Rows from a dataset of charts and code:
%%
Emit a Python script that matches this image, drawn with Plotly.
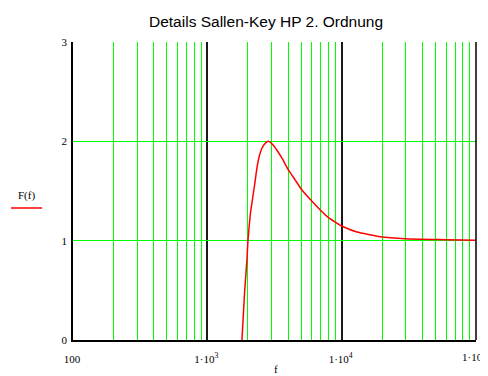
import plotly.graph_objects as go

# Curve samples
freq = [1810, 1892, 1972, 2006, 2086, 2148, 2208, 2274, 2340, 2435, 2550, 2698,
        2856, 3027, 3298, 3594, 4024, 4513, 5063, 6178, 7773, 9647, 10280,
        13000, 19390, 29770, 59060, 100000]
gain = [0.0, 0.47, 0.81, 1.0, 1.26, 1.38, 1.49, 1.61, 1.73, 1.85, 1.93, 1.98,
        2.0, 1.975, 1.91, 1.83, 1.71, 1.61, 1.51, 1.38, 1.245, 1.16, 1.14,
        1.087, 1.04, 1.02, 1.01, 1.003]

x_major = [100, 1000, 10000, 100000]
x_major_text = ["100", "1·10<sup>3</sup>", "1·10<sup>4</sup>", ""]
last_tick_text = "1·10<sup>5</sup>"
x_minor = [m * d for d in (100, 1000, 10000) for m in range(2, 10)]
y_ticks = [0, 1, 2, 3]

title_text = "Details Sallen-Key HP 2. Ordnung"
x_label = "f"
y_label = "F(f)"

GREEN = "#00ff00"
serif = "Liberation Serif, Times New Roman, serif"

# page is rendered with an 8px body margin
OFF = 8
W, H = 488 - OFF, 376 - OFF
l, r, t, b = 73 - OFF, 12, 42 - OFF, 36
pw, ph = W - l - r, H - t - b


def px_to_paper(px, py):
    return (px - OFF - l) / pw, 1 - (py - OFF - t) / ph


fig = go.Figure()
fig.add_trace(go.Scatter(x=freq, y=gain, mode="lines",
                         line=dict(color="#ff0000", width=1.5, shape="spline", smoothing=0.4),
                         showlegend=False, hoverinfo="skip"))

annos = []
for text, (px, py), fnt, xa in [
    (title_text, (266, 21), dict(family="Liberation Sans, Arial, sans-serif", size=15.5, color="black"), "center"),
    (x_label, (276, 369), dict(family=serif, size=11, color="black"), "center"),
    (y_label, (26, 195), dict(family=serif, size=11, color="black"), "center"),
    (last_tick_text, (487, 356), dict(family=serif, size=11, color="black"), "right"),
]:
    ax, ay = px_to_paper(px, py)
    annos.append(dict(text=text, x=ax, y=ay, xref="paper", yref="paper",
                      showarrow=False, font=fnt, xanchor=xa, yanchor="middle",
                      borderpad=0))

fig.update_layout(
    width=W, height=H,
    margin=dict(l=l, r=r, t=t, b=b, autoexpand=False),
    paper_bgcolor="white", plot_bgcolor="white",
    showlegend=False,
    xaxis=dict(type="log", range=[2, 5], tickmode="array", tickvals=x_major,
               ticktext=x_major_text, showgrid=True, gridcolor="#1a1a1a", gridwidth=1.5,
               showline=True, linecolor="black", linewidth=1.5, ticks="",
               ticklabelstandoff=8, ticklabelshift=-1,
               zeroline=False, tickfont=dict(family=serif, size=11, color="black"),
               minor=dict(tickmode="array", tickvals=x_minor, showgrid=True,
                          gridcolor=GREEN, gridwidth=1, ticks="")),
    yaxis=dict(range=[0, 3], tickmode="array", tickvals=y_ticks,
               showgrid=True, gridcolor=GREEN, gridwidth=1,
               showline=True, linecolor="black", linewidth=1.5, ticks="",
               ticklabelstandoff=2,
               zeroline=False, tickfont=dict(family=serif, size=11, color="black")),
    annotations=annos,
)

# legend-style red line under the y label
x0, y0 = px_to_paper(11, 208)
x1, _ = px_to_paper(42, 208)
fig.add_shape(type="line", xref="paper", yref="paper",
              x0=x0, x1=x1, y0=y0, y1=y0,
              line=dict(color="#ff0000", width=1.5))

# black right frame edge
fig.add_shape(type="line", xref="paper", yref="paper",
              x0=1, x1=1, y0=0, y1=1,
              line=dict(color="black", width=1.5), layer="above")

fig.write_html("out.html")
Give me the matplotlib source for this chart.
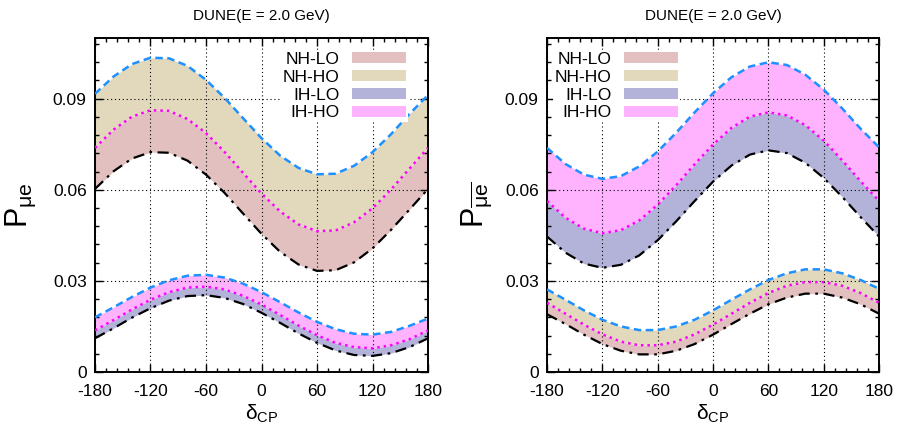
%%
Exercise>
Isolate the lines above that contain the word "with" and copy them.

Answer to the problem>
Emit a Python script that matches this image, drawn with Plotly.
# page is rendered with an 8px body margin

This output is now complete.